Task instructions:
Starting at the line that contains "Generate a web" and stopping at the line that contains "null, null, null];", return those lines exactly and nothing else. Both end lines count; pictures do not.

The data:
+ + + + +

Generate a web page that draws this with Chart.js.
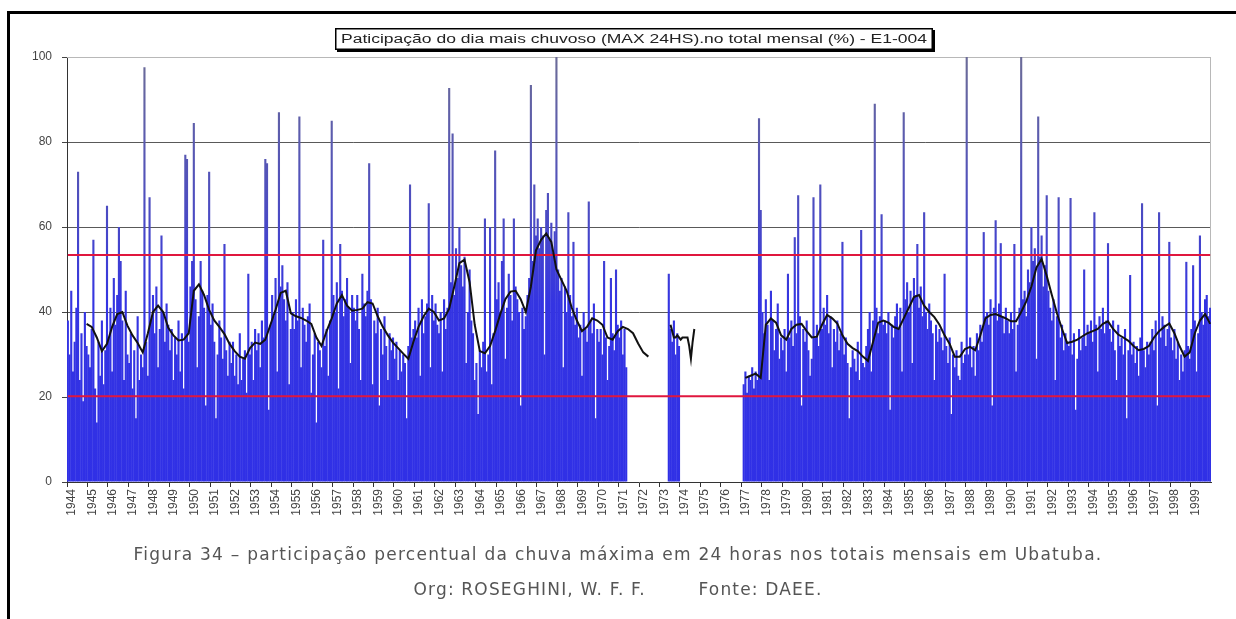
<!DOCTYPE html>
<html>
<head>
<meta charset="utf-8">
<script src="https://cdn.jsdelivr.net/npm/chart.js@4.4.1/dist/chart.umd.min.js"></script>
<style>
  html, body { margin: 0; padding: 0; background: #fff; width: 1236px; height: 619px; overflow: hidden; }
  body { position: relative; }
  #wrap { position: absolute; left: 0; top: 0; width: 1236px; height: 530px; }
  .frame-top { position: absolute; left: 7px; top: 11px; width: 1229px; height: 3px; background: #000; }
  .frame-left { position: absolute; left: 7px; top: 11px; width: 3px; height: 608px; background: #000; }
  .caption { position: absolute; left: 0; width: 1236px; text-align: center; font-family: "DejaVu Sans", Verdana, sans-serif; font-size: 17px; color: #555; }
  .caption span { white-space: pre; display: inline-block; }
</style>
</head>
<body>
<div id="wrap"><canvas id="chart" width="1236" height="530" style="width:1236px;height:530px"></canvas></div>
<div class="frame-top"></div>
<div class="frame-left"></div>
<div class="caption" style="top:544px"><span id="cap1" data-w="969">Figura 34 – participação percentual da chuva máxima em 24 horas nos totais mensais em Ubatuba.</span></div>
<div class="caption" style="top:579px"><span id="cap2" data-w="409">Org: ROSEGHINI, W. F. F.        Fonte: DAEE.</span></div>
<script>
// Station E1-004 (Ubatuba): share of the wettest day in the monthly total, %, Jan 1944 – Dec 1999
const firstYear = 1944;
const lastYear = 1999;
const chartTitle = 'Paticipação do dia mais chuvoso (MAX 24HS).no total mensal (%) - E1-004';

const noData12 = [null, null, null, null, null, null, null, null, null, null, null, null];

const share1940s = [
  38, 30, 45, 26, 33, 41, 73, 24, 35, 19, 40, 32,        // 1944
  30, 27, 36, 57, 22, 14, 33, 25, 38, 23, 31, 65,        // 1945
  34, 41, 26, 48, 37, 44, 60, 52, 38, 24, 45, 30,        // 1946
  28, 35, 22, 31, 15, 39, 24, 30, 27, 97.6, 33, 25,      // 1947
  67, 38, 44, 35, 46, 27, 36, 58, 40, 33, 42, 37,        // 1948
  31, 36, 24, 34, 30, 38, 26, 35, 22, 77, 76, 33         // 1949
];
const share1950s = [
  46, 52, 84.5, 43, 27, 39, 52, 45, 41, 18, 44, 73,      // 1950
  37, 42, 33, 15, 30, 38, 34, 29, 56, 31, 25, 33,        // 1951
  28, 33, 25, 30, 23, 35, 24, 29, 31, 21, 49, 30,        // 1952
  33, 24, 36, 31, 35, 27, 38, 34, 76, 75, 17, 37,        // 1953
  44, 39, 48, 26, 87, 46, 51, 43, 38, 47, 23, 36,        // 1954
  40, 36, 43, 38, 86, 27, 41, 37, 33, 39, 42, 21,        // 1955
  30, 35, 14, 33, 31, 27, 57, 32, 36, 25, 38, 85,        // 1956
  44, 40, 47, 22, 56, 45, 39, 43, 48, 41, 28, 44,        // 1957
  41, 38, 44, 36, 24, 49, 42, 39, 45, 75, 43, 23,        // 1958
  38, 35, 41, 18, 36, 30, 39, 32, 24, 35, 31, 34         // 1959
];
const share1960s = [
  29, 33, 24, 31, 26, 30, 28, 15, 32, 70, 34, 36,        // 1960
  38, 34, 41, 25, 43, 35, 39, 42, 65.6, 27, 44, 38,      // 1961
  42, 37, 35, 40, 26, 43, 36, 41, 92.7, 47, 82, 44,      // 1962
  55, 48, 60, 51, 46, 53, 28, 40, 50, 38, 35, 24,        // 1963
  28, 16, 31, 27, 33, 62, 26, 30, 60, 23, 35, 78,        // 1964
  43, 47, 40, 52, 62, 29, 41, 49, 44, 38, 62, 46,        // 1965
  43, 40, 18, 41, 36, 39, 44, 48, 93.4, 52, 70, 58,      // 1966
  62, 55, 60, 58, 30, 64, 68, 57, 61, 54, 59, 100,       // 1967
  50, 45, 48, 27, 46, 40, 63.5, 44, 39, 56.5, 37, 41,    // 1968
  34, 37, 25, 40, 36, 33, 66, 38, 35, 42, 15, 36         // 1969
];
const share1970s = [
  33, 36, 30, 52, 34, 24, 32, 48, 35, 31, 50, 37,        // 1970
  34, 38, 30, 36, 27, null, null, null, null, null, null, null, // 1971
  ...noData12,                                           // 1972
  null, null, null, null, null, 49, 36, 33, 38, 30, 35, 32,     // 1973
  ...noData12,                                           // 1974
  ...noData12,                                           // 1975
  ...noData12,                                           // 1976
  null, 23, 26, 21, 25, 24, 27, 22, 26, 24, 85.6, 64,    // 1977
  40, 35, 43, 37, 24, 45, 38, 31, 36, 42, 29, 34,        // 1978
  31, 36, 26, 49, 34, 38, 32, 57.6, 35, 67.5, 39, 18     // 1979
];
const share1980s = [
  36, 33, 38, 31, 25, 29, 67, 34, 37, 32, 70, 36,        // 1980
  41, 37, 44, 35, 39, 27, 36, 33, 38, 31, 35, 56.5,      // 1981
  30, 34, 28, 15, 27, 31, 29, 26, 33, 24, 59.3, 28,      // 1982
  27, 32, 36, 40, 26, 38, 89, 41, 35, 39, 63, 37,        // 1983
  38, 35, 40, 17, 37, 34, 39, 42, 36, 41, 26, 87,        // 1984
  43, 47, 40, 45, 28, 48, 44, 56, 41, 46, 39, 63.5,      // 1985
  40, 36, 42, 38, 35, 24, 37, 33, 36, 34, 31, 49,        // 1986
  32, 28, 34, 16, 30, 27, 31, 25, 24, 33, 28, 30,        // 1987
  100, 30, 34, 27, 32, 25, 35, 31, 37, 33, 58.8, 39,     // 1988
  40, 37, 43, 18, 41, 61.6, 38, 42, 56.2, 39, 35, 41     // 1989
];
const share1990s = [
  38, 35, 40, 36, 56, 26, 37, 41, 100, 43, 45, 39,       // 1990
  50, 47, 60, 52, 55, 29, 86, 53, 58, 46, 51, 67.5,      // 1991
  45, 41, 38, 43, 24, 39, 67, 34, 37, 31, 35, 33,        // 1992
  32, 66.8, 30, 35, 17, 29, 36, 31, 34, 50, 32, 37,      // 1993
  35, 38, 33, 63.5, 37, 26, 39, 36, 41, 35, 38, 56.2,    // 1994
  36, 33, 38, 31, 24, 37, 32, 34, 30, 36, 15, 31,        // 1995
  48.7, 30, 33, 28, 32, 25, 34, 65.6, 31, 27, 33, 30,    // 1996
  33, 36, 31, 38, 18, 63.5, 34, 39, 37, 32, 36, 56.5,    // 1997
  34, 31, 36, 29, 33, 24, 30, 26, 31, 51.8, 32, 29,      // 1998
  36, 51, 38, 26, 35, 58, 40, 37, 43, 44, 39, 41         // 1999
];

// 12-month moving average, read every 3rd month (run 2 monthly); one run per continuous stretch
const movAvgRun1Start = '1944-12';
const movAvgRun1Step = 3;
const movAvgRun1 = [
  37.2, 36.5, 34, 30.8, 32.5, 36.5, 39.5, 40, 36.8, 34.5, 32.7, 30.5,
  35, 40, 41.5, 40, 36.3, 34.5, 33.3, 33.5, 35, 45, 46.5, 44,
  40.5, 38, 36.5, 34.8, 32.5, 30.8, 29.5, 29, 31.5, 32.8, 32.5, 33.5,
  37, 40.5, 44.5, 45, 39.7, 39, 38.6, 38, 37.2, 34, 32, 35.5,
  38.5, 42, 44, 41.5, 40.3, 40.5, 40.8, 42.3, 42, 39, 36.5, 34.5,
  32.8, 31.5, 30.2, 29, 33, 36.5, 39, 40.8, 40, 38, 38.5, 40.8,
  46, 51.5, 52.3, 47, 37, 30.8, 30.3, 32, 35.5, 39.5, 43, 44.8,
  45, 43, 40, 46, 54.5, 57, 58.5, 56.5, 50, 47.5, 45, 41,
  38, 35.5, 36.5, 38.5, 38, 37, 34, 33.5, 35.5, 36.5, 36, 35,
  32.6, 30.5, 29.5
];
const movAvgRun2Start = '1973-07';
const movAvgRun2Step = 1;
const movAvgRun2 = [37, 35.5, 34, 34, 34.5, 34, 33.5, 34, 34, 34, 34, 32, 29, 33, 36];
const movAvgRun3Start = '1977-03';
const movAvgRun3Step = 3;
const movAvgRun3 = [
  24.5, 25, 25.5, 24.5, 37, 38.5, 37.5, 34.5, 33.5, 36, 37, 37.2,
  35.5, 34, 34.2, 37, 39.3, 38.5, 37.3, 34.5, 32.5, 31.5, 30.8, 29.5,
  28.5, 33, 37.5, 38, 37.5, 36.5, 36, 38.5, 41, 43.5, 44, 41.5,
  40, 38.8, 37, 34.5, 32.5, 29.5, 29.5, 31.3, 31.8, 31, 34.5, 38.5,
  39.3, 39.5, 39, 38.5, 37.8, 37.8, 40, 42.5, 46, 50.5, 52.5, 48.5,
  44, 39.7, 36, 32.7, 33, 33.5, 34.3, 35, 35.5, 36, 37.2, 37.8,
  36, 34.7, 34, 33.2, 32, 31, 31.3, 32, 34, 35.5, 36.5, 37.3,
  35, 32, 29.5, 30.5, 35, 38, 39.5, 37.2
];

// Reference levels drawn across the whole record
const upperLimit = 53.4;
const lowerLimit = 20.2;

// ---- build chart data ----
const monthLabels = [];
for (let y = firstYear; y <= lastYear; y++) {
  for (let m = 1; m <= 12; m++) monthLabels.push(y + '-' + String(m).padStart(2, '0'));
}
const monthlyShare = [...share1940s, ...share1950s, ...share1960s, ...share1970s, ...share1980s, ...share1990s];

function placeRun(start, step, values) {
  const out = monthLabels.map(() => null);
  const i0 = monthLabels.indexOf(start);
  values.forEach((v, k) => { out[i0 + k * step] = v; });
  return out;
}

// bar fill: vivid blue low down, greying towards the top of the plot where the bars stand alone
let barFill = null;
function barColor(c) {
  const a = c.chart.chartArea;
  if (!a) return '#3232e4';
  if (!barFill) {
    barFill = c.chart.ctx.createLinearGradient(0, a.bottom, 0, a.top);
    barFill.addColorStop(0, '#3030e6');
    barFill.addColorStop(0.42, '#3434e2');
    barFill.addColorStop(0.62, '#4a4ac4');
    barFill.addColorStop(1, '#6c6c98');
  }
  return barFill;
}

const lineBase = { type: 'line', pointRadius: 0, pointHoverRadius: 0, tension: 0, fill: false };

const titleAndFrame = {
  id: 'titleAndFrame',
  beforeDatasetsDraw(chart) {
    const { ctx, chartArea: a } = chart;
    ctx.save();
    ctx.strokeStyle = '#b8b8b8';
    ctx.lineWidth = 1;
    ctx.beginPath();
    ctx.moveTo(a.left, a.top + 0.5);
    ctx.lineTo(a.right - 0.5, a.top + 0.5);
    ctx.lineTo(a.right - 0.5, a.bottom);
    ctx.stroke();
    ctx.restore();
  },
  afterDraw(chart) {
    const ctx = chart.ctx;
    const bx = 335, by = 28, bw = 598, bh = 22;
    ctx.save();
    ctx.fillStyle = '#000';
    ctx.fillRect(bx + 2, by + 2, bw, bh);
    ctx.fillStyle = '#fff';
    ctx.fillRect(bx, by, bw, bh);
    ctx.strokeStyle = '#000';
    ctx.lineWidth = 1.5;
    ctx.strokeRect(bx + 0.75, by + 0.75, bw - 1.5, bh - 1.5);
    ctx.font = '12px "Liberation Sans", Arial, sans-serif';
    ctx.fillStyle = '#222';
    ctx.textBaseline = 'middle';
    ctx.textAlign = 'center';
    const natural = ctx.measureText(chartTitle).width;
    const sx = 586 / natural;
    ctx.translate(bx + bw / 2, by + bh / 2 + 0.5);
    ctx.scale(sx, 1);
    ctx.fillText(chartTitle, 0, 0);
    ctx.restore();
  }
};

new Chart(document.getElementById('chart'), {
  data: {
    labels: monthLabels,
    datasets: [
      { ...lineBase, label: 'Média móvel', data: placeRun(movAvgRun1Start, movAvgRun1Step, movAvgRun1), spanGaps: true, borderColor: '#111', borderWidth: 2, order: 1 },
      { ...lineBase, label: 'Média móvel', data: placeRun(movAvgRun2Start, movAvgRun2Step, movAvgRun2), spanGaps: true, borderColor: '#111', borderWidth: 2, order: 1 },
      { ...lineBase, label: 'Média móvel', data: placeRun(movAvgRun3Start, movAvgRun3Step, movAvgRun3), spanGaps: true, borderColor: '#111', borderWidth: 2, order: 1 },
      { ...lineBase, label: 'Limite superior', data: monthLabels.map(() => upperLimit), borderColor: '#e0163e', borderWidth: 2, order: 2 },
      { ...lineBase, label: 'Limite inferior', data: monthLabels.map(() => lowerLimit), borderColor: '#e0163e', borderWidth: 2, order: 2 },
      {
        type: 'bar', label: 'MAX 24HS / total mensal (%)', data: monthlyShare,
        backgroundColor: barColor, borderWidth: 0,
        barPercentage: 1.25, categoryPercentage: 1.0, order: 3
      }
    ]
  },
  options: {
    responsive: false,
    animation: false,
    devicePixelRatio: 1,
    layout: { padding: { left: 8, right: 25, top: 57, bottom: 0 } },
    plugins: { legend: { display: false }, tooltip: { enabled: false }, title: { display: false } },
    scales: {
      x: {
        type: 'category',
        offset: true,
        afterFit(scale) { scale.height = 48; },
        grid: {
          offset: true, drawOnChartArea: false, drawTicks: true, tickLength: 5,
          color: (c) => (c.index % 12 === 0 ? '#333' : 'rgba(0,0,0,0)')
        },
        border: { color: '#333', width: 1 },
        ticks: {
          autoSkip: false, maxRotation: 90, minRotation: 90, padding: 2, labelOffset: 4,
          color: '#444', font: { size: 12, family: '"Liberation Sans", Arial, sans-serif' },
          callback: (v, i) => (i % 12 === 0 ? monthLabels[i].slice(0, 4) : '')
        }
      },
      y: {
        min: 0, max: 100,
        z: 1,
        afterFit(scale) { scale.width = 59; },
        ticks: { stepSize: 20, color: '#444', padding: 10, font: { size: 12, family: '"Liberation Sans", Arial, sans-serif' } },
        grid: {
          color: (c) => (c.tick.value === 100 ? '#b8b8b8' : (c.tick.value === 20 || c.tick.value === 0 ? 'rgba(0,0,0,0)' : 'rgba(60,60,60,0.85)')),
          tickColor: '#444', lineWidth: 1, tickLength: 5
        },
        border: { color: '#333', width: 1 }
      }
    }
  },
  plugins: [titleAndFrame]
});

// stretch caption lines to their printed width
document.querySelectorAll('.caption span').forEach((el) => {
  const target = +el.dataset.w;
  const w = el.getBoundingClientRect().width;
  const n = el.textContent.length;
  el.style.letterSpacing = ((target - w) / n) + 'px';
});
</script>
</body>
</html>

+ + + + +

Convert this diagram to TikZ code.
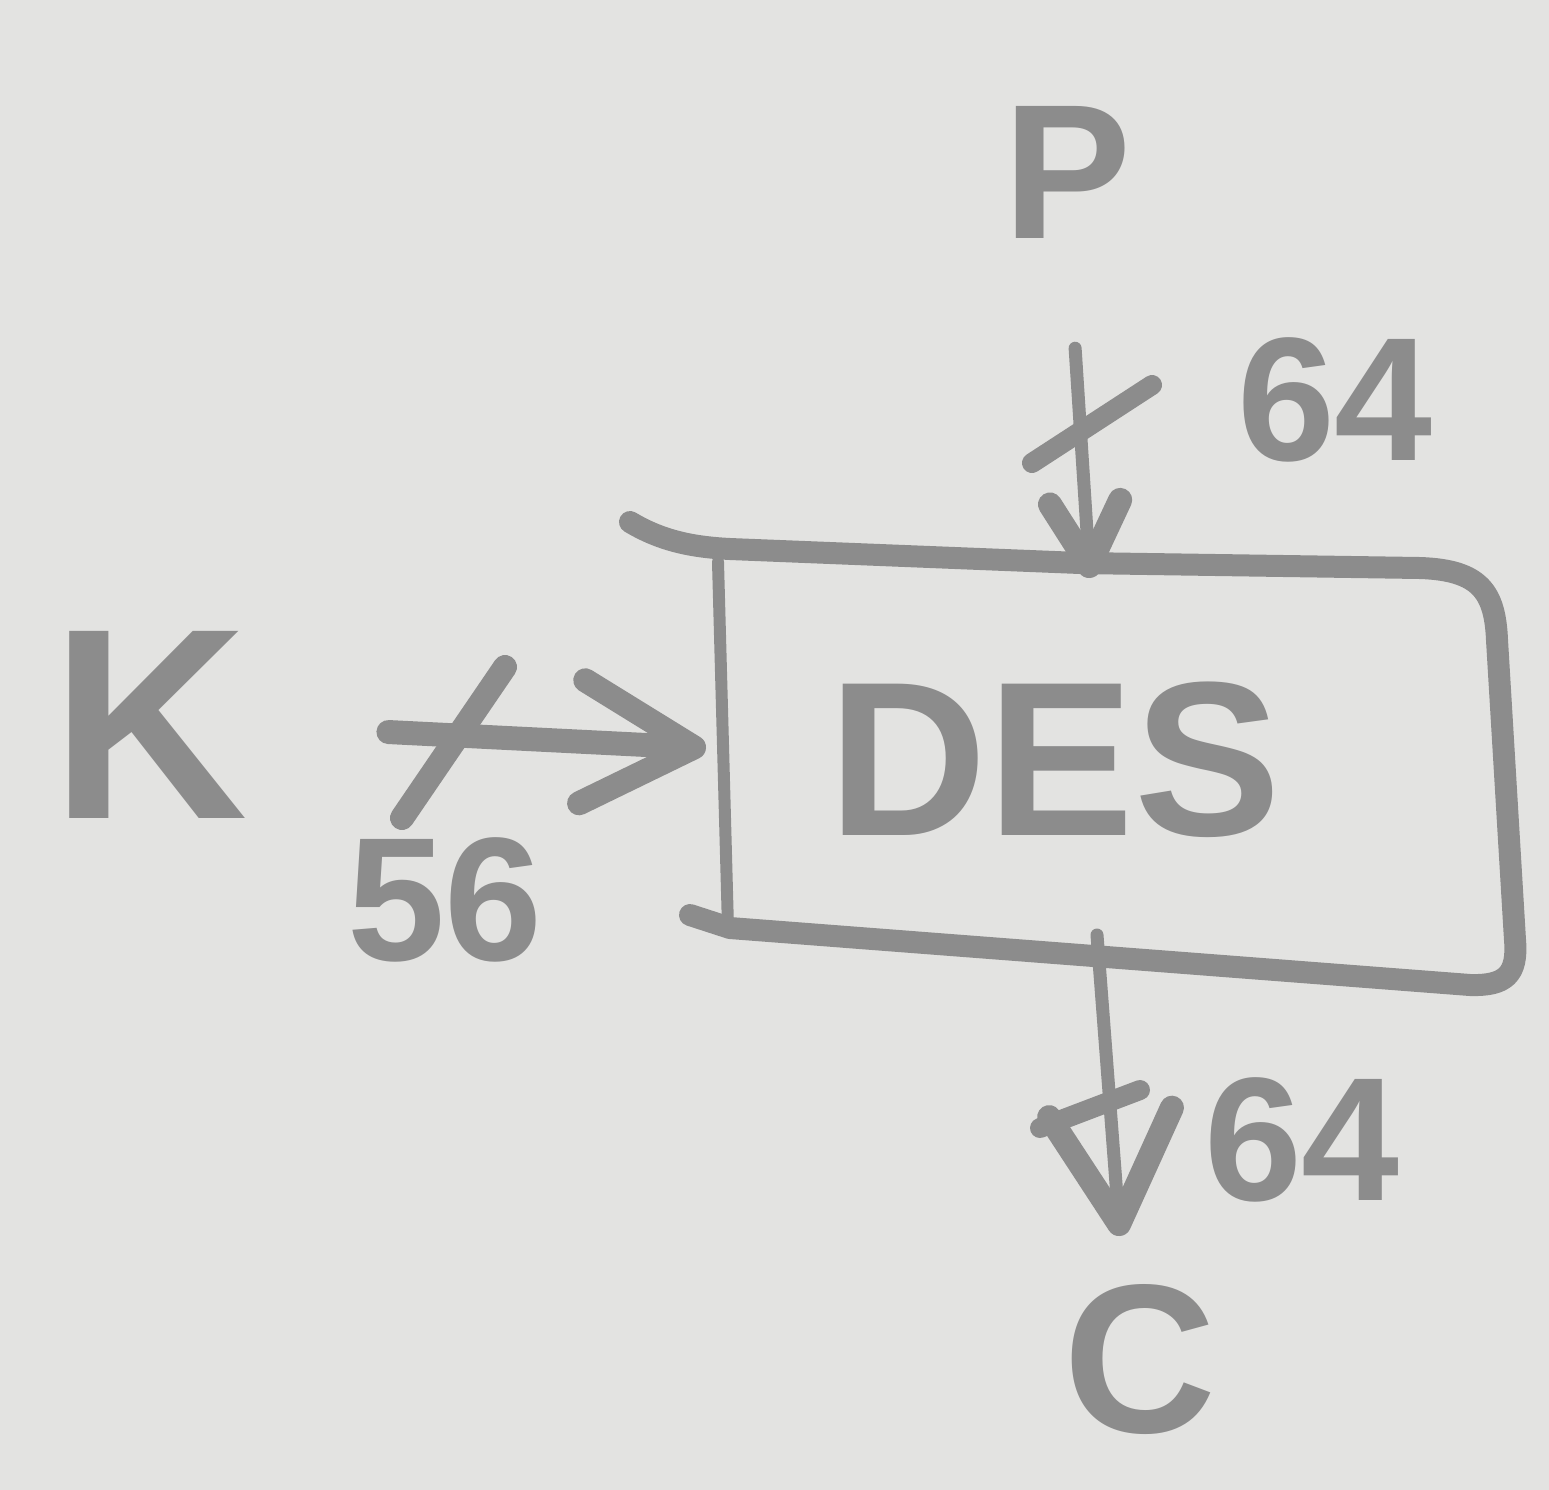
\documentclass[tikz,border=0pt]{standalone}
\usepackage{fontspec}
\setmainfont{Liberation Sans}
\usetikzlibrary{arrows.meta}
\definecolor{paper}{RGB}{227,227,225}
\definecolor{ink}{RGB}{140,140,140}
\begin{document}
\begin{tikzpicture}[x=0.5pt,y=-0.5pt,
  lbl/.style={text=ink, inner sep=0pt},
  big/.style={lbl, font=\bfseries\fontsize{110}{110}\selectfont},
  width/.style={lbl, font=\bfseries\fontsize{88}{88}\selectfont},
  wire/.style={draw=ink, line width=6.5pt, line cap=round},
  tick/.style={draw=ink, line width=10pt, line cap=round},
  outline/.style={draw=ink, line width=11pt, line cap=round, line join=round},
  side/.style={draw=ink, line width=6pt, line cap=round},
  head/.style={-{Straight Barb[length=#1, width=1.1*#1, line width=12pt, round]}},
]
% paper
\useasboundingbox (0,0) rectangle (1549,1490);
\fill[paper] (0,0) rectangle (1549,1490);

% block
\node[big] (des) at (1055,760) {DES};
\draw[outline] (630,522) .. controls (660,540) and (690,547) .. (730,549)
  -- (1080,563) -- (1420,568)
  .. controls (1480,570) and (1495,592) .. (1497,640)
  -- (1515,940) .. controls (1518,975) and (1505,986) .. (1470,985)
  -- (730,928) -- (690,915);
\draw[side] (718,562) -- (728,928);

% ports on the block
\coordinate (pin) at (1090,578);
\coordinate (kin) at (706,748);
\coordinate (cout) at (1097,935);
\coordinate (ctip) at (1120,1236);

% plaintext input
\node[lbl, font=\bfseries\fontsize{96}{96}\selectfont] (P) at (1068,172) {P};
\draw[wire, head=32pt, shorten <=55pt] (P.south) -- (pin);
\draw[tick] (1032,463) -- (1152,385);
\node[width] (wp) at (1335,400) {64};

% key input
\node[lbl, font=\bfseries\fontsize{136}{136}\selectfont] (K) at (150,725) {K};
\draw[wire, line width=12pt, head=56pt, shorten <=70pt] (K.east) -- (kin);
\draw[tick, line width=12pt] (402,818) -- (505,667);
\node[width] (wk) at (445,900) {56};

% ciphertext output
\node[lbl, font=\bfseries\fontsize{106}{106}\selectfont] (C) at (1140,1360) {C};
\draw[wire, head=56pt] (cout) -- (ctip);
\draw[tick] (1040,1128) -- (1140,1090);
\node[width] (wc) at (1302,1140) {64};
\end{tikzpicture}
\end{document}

+ + + + +

Full solution:
Generate a web page that draws this with Chart.js.
<!DOCTYPE html>
<html>
<head>
<meta charset="utf-8">
<script src="https://cdn.jsdelivr.net/npm/chart.js@4.4.1/dist/chart.umd.min.js"></script>
<style>
  html, body { margin: 0; padding: 0; background: #fff; width: 1236px; height: 619px; overflow: hidden; }
  body { position: relative; }
  #wrap { position: absolute; left: 0; top: 0; width: 1236px; height: 530px; }
  .frame-top { position: absolute; left: 7px; top: 11px; width: 1229px; height: 3px; background: #000; }
  .frame-left { position: absolute; left: 7px; top: 11px; width: 3px; height: 608px; background: #000; }
  .caption { position: absolute; left: 0; width: 1236px; text-align: center; font-family: "DejaVu Sans", Verdana, sans-serif; font-size: 17px; color: #555; }
  .caption span { white-space: pre; display: inline-block; }
</style>
</head>
<body>
<div id="wrap"><canvas id="chart" width="1236" height="530" style="width:1236px;height:530px"></canvas></div>
<div class="frame-top"></div>
<div class="frame-left"></div>
<div class="caption" style="top:544px"><span id="cap1" data-w="969">Figura 34 – participação percentual da chuva máxima em 24 horas nos totais mensais em Ubatuba.</span></div>
<div class="caption" style="top:579px"><span id="cap2" data-w="409">Org: ROSEGHINI, W. F. F.        Fonte: DAEE.</span></div>
<script>
// Station E1-004 (Ubatuba): share of the wettest day in the monthly total, %, Jan 1944 – Dec 1999
const firstYear = 1944;
const lastYear = 1999;
const chartTitle = 'Paticipação do dia mais chuvoso (MAX 24HS).no total mensal (%) - E1-004';

const noData12 = [null, null, null, null, null, null, null, null, null, null, null, null];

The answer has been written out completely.